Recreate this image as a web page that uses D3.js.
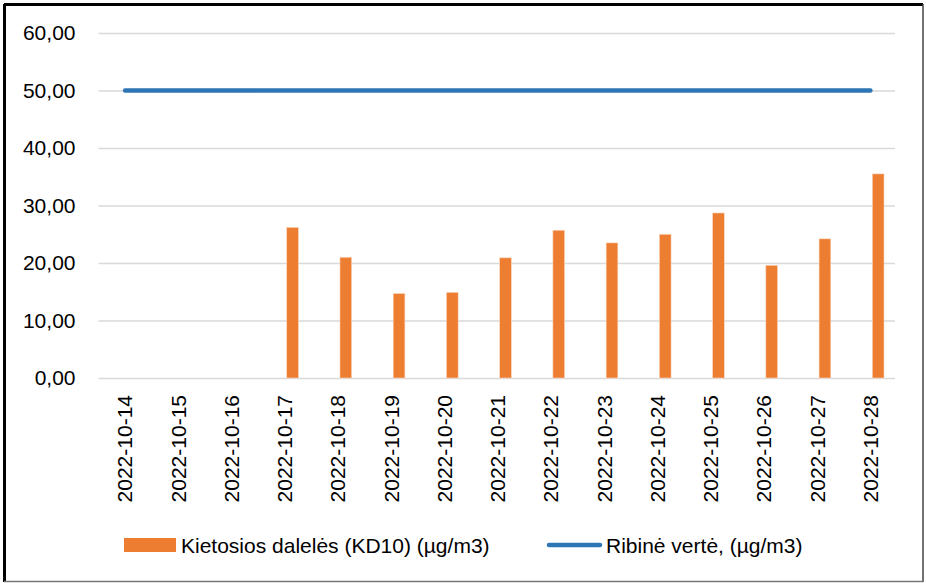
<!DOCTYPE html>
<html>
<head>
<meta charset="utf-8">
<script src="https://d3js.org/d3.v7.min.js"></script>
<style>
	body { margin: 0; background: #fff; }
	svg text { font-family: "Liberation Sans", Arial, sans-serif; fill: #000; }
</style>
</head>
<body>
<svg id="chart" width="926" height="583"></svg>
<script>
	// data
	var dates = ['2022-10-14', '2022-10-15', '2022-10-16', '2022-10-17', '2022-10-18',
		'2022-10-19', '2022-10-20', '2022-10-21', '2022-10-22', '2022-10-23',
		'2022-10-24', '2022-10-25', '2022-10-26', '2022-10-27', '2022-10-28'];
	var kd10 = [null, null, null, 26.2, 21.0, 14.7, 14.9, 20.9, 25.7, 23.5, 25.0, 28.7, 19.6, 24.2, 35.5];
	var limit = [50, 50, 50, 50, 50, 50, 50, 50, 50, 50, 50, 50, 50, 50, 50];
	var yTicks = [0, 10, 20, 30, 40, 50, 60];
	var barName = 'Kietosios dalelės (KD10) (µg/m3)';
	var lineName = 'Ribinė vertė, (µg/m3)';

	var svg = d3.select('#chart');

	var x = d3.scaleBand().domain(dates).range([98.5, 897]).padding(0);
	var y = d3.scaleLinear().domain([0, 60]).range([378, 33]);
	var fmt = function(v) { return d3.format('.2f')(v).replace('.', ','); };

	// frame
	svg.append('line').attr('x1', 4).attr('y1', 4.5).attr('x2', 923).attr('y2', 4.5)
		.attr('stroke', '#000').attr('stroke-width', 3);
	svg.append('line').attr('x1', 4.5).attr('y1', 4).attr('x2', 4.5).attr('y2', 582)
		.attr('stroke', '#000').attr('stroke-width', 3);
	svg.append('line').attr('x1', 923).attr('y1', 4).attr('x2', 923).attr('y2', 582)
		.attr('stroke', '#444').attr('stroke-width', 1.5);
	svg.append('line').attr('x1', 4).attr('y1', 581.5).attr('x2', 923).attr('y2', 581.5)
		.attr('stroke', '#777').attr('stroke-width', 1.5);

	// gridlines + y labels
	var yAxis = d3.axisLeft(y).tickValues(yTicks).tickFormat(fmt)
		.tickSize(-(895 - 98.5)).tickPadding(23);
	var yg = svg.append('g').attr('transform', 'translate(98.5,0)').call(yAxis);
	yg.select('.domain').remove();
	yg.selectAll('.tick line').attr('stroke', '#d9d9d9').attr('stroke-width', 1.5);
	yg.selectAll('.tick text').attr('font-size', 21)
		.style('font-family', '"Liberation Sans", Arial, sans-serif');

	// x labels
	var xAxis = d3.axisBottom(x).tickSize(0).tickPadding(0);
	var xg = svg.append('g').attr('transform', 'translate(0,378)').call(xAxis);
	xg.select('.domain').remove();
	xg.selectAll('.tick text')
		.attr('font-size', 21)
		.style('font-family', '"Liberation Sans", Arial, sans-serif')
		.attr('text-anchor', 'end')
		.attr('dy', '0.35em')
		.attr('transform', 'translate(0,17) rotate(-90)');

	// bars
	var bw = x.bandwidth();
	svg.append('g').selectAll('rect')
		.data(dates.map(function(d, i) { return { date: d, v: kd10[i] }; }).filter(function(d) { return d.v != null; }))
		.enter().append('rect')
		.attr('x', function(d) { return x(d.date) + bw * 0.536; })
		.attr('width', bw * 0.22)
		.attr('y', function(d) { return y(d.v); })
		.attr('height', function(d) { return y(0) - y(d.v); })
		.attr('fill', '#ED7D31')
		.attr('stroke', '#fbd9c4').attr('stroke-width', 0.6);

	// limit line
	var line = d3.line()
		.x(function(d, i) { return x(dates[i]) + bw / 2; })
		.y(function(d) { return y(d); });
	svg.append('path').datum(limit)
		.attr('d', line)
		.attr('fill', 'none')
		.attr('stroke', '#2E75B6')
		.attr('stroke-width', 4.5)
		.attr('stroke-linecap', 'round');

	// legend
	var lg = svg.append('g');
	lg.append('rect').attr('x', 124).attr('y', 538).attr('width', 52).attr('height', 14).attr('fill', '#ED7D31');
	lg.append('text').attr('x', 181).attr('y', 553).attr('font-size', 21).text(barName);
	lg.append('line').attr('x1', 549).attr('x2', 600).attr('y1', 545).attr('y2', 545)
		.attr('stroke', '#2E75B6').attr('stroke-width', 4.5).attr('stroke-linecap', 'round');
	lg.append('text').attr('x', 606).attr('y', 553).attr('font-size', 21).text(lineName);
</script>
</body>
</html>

__Exercise objective__. Print the listing above in full, exactly as written. Omit any pictures.

__Written solution__.
Recreate this image as a web page that uses D3.js.
<!DOCTYPE html>
<html>
<head>
<meta charset="utf-8">
<script src="https://d3js.org/d3.v7.min.js"></script>
<style>
	body { margin: 0; background: #fff; }
	svg text { font-family: "Liberation Sans", Arial, sans-serif; fill: #000; }
</style>
</head>
<body>
<svg id="chart" width="926" height="583"></svg>
<script>
	// data
	var dates = ['2022-10-14', '2022-10-15', '2022-10-16', '2022-10-17', '2022-10-18',
		'2022-10-19', '2022-10-20', '2022-10-21', '2022-10-22', '2022-10-23',
		'2022-10-24', '2022-10-25', '2022-10-26', '2022-10-27', '2022-10-28'];
	var kd10 = [null, null, null, 26.2, 21.0, 14.7, 14.9, 20.9, 25.7, 23.5, 25.0, 28.7, 19.6, 24.2, 35.5];
	var limit = [50, 50, 50, 50, 50, 50, 50, 50, 50, 50, 50, 50, 50, 50, 50];
	var yTicks = [0, 10, 20, 30, 40, 50, 60];
	var barName = 'Kietosios dalelės (KD10) (µg/m3)';
	var lineName = 'Ribinė vertė, (µg/m3)';

	var svg = d3.select('#chart');

	var x = d3.scaleBand().domain(dates).range([98.5, 897]).padding(0);
	var y = d3.scaleLinear().domain([0, 60]).range([378, 33]);
	var fmt = function(v) { return d3.format('.2f')(v).replace('.', ','); };

	// frame
	svg.append('line').attr('x1', 4).attr('y1', 4.5).attr('x2', 923).attr('y2', 4.5)
		.attr('stroke', '#000').attr('stroke-width', 3);
	svg.append('line').attr('x1', 4.5).attr('y1', 4).attr('x2', 4.5).attr('y2', 582)
		.attr('stroke', '#000').attr('stroke-width', 3);
	svg.append('line').attr('x1', 923).attr('y1', 4).attr('x2', 923).attr('y2', 582)
		.attr('stroke', '#444').attr('stroke-width', 1.5);
	svg.append('line').attr('x1', 4).attr('y1', 581.5).attr('x2', 923).attr('y2', 581.5)
		.attr('stroke', '#777').attr('stroke-width', 1.5);

	// gridlines + y labels
	var yAxis = d3.axisLeft(y).tickValues(yTicks).tickFormat(fmt)
		.tickSize(-(895 - 98.5)).tickPadding(23);
	var yg = svg.append('g').attr('transform', 'translate(98.5,0)').call(yAxis);
	yg.select('.domain').remove();
	yg.selectAll('.tick line').attr('stroke', '#d9d9d9').attr('stroke-width', 1.5);
	yg.selectAll('.tick text').attr('font-size', 21)
		.style('font-family', '"Liberation Sans", Arial, sans-serif');

	// x labels
	var xAxis = d3.axisBottom(x).tickSize(0).tickPadding(0);
	var xg = svg.append('g').attr('transform', 'translate(0,378)').call(xAxis);
	xg.select('.domain').remove();
	xg.selectAll('.tick text')
		.attr('font-size', 21)
		.style('font-family', '"Liberation Sans", Arial, sans-serif')
		.attr('text-anchor', 'end')
		.attr('dy', '0.35em')
		.attr('transform', 'translate(0,17) rotate(-90)');

	// bars
	var bw = x.bandwidth();
	svg.append('g').selectAll('rect')
		.data(dates.map(function(d, i) { return { date: d, v: kd10[i] }; }).filter(function(d) { return d.v != null; }))
		.enter().append('rect')
		.attr('x', function(d) { return x(d.date) + bw * 0.536; })
		.attr('width', bw * 0.22)
		.attr('y', function(d) { return y(d.v); })
		.attr('height', function(d) { return y(0) - y(d.v); })
		.attr('fill', '#ED7D31')
		.attr('stroke', '#fbd9c4').attr('stroke-width', 0.6);

	// limit line
	var line = d3.line()
		.x(function(d, i) { return x(dates[i]) + bw / 2; })
		.y(function(d) { return y(d); });
	svg.append('path').datum(limit)
		.attr('d', line)
		.attr('fill', 'none')
		.attr('stroke', '#2E75B6')
		.attr('stroke-width', 4.5)
		.attr('stroke-linecap', 'round');

	// legend
	var lg = svg.append('g');
	lg.append('rect').attr('x', 124).attr('y', 538).attr('width', 52).attr('height', 14).attr('fill', '#ED7D31');
	lg.append('text').attr('x', 181).attr('y', 553).attr('font-size', 21).text(barName);
	lg.append('line').attr('x1', 549).attr('x2', 600).attr('y1', 545).attr('y2', 545)
		.attr('stroke', '#2E75B6').attr('stroke-width', 4.5).attr('stroke-linecap', 'round');
	lg.append('text').attr('x', 606).attr('y', 553).attr('font-size', 21).text(lineName);
</script>
</body>
</html>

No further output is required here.